Cheap IT turns competition upside down

By Andrew Clifford

Cheap IT helps small companies compete on a technologically equal basis with large companies. As well as cutting costs, cheap IT helps you beat your competition with innovative products.

I used to work for a large company. Everything we did was geared up for large volumes. Our policies for buying and setting up IT always assumed that systems would need high throughput, performance and resilience.

These policies were completely appropriate for our customer-facing systems. The costs, though high, were proportionate. But we could never do anything quickly and cheaply. Even a test server for a small system could cost tens of thousands of pounds.

Setting up my own company, I thought I would see how far I could get with cheap, commodity IT hardware and services (as well as with free software, which I wrote about last week).

We rent virtual private servers, which give us full access to Linux servers connected to the Internet. The starting point for a server is ridiculously cheap, about the same as the cost of the electricity for running it ourselves. We have a scalable and resilient platform for our customer-facing products, with virtually no up-front cost.

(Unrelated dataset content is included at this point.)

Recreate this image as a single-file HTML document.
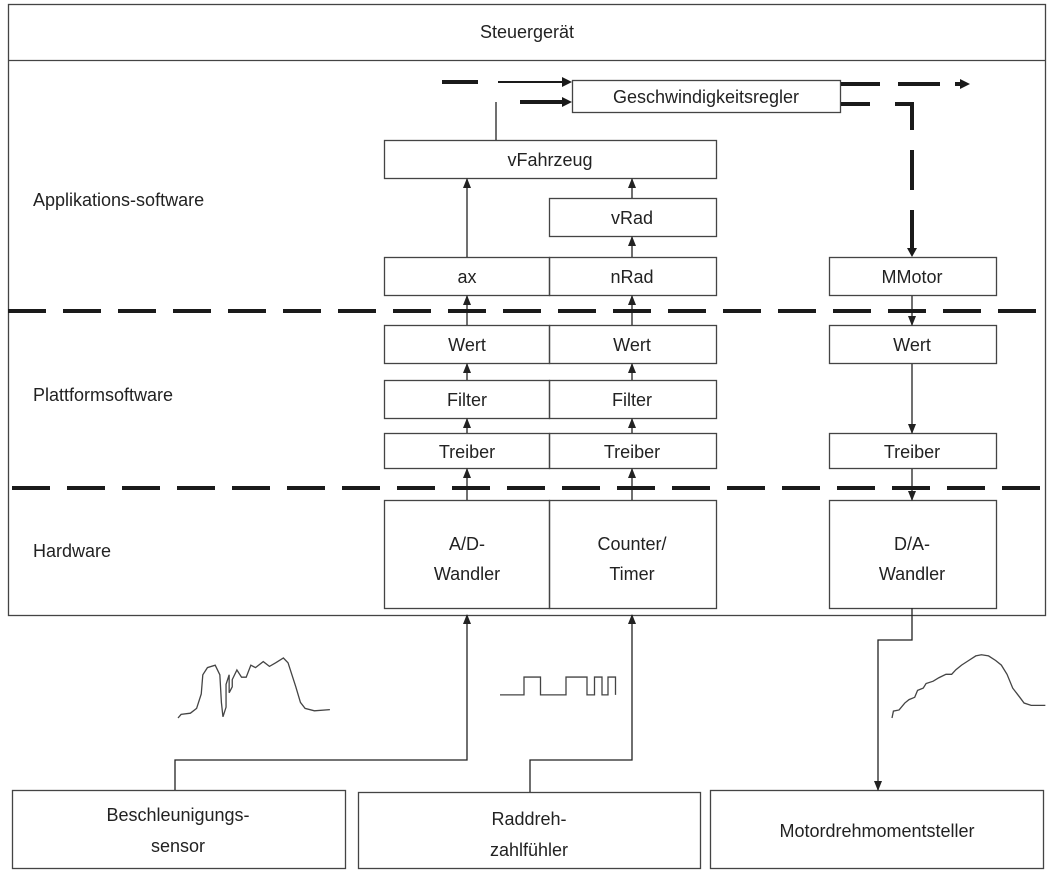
<!DOCTYPE html>
<html><head><meta charset="utf-8"><style>
html,body{margin:0;padding:0;background:#fff;width:1055px;height:875px;overflow:hidden}
svg text{font-family:"Liberation Sans",sans-serif;font-size:18px;fill:#222}
</style></head><body>
<svg width="1055" height="875" viewBox="0 0 1055 875" xmlns="http://www.w3.org/2000/svg">
<defs>
<marker id="a" markerWidth="10" markerHeight="10" refX="9" refY="5" orient="auto" markerUnits="userSpaceOnUse"><path d="M0,1 L10,5 L0,9 Z" fill="#222"/></marker>
</defs>
<g fill="none" stroke="#444" stroke-width="1.3">
<rect x="8.5" y="4.5" width="1037" height="611"/>
<line x1="8.5" y1="60.5" x2="1045.5" y2="60.5"/>
<rect x="572.5" y="80.5" width="268" height="32"/>
<rect x="384.5" y="140.5" width="332" height="38"/>
<rect x="549.5" y="198.5" width="167" height="38"/>
<rect x="384.5" y="257.5" width="165" height="38"/><rect x="549.5" y="257.5" width="167" height="38"/>
<rect x="829.5" y="257.5" width="167" height="38"/>
<rect x="384.5" y="325.5" width="165" height="38"/><rect x="549.5" y="325.5" width="167" height="38"/>
<rect x="829.5" y="325.5" width="167" height="38"/>
<rect x="384.5" y="380.5" width="165" height="38"/><rect x="549.5" y="380.5" width="167" height="38"/>
<rect x="384.5" y="433.5" width="165" height="35"/><rect x="549.5" y="433.5" width="167" height="35"/>
<rect x="829.5" y="433.5" width="167" height="35"/>
<rect x="384.5" y="500.5" width="165" height="108"/><rect x="549.5" y="500.5" width="167" height="108"/>
<rect x="829.5" y="500.5" width="167" height="108"/>
<rect x="12.5" y="790.5" width="333" height="78"/>
<rect x="358.5" y="792.5" width="342" height="76"/>
<rect x="710.5" y="790.5" width="333" height="78"/>
</g>
<g stroke="#222" stroke-width="1.3" fill="none" marker-end="url(#a)">
<line x1="467" y1="257" x2="467" y2="179"/>
<line x1="632" y1="198" x2="632" y2="179"/>
<line x1="632" y1="257" x2="632" y2="237"/>
<line x1="467" y1="325" x2="467" y2="296"/>
<line x1="632" y1="325" x2="632" y2="296"/>
<line x1="467" y1="380" x2="467" y2="364"/><line x1="632" y1="380" x2="632" y2="364"/>
<line x1="467" y1="433" x2="467" y2="419"/><line x1="632" y1="433" x2="632" y2="419"/>
<line x1="467" y1="500" x2="467" y2="469"/><line x1="632" y1="500" x2="632" y2="469"/>
<line x1="912" y1="296" x2="912" y2="325"/>
<line x1="912" y1="364" x2="912" y2="433"/>
<line x1="912" y1="469" x2="912" y2="500"/>
<polyline points="175,790 175,760 467,760 467,615"/>
<polyline points="530,792 530,760 632,760 632,615"/>
<polyline points="912,608 912,640 878,640 878,790"/>
</g>
<line x1="496" y1="140" x2="496" y2="102" stroke="#222" stroke-width="1.3"/>
<g stroke="#1a1a1a" stroke-width="4" fill="none" stroke-dasharray="38,17">
<line x1="8" y1="311" x2="1045" y2="311"/>
<line x1="12" y1="488" x2="1045" y2="488"/>
</g>
<g stroke="#1a1a1a" stroke-width="4" fill="none">
<line x1="442" y1="82" x2="478" y2="82"/><line x1="498" y1="82" x2="562" y2="82" stroke-width="2"/>
<line x1="520" y1="102" x2="562" y2="102"/>
<line x1="841" y1="84" x2="880" y2="84"/><line x1="898" y1="84" x2="940" y2="84"/><line x1="955" y1="84" x2="962" y2="84"/>
<polyline points="841,104 870,104" /><polyline points="895,104 912,104 912,130"/>
<line x1="912" y1="150" x2="912" y2="190"/><line x1="912" y1="210" x2="912" y2="248"/>
</g>
<g fill="#1a1a1a">
<path d="M562,77 L572,82 L562,87Z"/><path d="M562,97 L572,102 L562,107Z"/>
<path d="M960,79 L970,84 L960,89Z"/><path d="M907,248 L912,257 L917,248Z"/>
</g>
<g stroke="#444" stroke-width="1.3" fill="none" vector-effect="non-scaling-stroke">
<g transform="translate(178,718) scale(1.55,1.2) translate(-178,-718)">
<polyline vector-effect="non-scaling-stroke" points="178,718 180,715 186,714 190,710 193,698 194,682 197,676 202,674 205,682 206,705 207,717 209,709 209,690 211,682 211,697 213,692 213,686 216,678 219,684 222,684 225,674 228,676 233,671 237,675 241,672 246,668 249,672 254,692 257,705 260,710 266,712 276,711"/>
</g>
<g transform="translate(500,697) scale(1.5,1.05) translate(-500,-697)">
<polyline vector-effect="non-scaling-stroke" points="500,695 516,695 516,678 527,678 527,695 544,695 544,678 558,678 558,695 563,695 563,678 568,678 568,695 572,695 572,678 577,678 577,695"/>
</g>
<g transform="translate(892,718) scale(1.42,1.15) translate(-892,-718)">
<polyline vector-effect="non-scaling-stroke" points="892,718 893,712 897,711 901,705 904,702 908,700 910,694 914,692 916,688 921,686 925,683 930,680 934,680 937,676 941,672 946,668 951,664 955,663 960,664 965,668 969,672 973,680 977,692 982,700 985,705 990,707 1000,707"/>
</g>
</g>
<text x="527" y="38" text-anchor="middle">Steuergerät</text>
<text x="33" y="206">Applikations-software</text>
<text x="33" y="401">Plattformsoftware</text>
<text x="33" y="557">Hardware</text>
<g text-anchor="middle">
<text x="706" y="103">Geschwindigkeitsregler</text>
<text x="550" y="166">vFahrzeug</text>
<text x="632" y="224">vRad</text>
<text x="467" y="283">ax</text><text x="632" y="283">nRad</text><text x="912" y="283">MMotor</text>
<text x="467" y="351">Wert</text><text x="632" y="351">Wert</text><text x="912" y="351">Wert</text>
<text x="467" y="406">Filter</text><text x="632" y="406">Filter</text>
<text x="467" y="458">Treiber</text><text x="632" y="458">Treiber</text><text x="912" y="458">Treiber</text>
<text x="467" y="550">A/D-</text><text x="467" y="580">Wandler</text>
<text x="632" y="550">Counter/</text><text x="632" y="580">Timer</text>
<text x="912" y="550">D/A-</text><text x="912" y="580">Wandler</text>
<text x="178" y="821">Beschleunigungs-</text><text x="178" y="852">sensor</text>
<text x="529" y="825">Raddreh-</text><text x="529" y="856">zahlfühler</text>
<text x="877" y="837">Motordrehmomentsteller</text>
</g>
</svg>
</body></html>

Rather than buying expensive test machines, we use old PCs. We have built accurate replicas of our production environment for next to nothing.

We use cheap small office/home network infrastructure and cheap ADSL Internet connections. Because we work across a number of locations, we use PC-based services, such as Microsoft Messenger and Skype, to give us free phone calls and collaborative working.

This cheap IT has allowed us to develop products and start a business without major cost. If we were doing the same in a large organisation, it would have cost orders of magnitude more, so much so that the development may not have been justifiable.

This shifts the balance of power. There was a time when only large, well-funded organisations could afford the IT required to develop new products. But now cheap IT and free software lets smaller, nimbler, organisations compete on a technologically equal basis, but at a fraction of the cost.

It goes further than that. Working in an expensive IT environment sets your expectation that your products can be similarly expensive. But using cheap IT helps you imagine cheaper innovative products for your customers.

For example, at Metrici, we help businesses measure and improve their IT, to reduce their costs. We provide the structure, materials and analysis for this work through an automated system, at a fraction of the cost of human consultants. And because we have learnt to rely on Internet-based services, it's obvious to us to deliver our product as a secure service over the Internet. Our customers (who tend to have large IT departments) do not have to follow their own expensive procedures to install the product, which reduces their costs again.

We are only one example amongst many. Cheap IT is not just a way of cutting costs. It is strategically important because it helps you imagine cheap innovative products. Whether you are a large or a small business, you cannot afford to ignore cheap IT.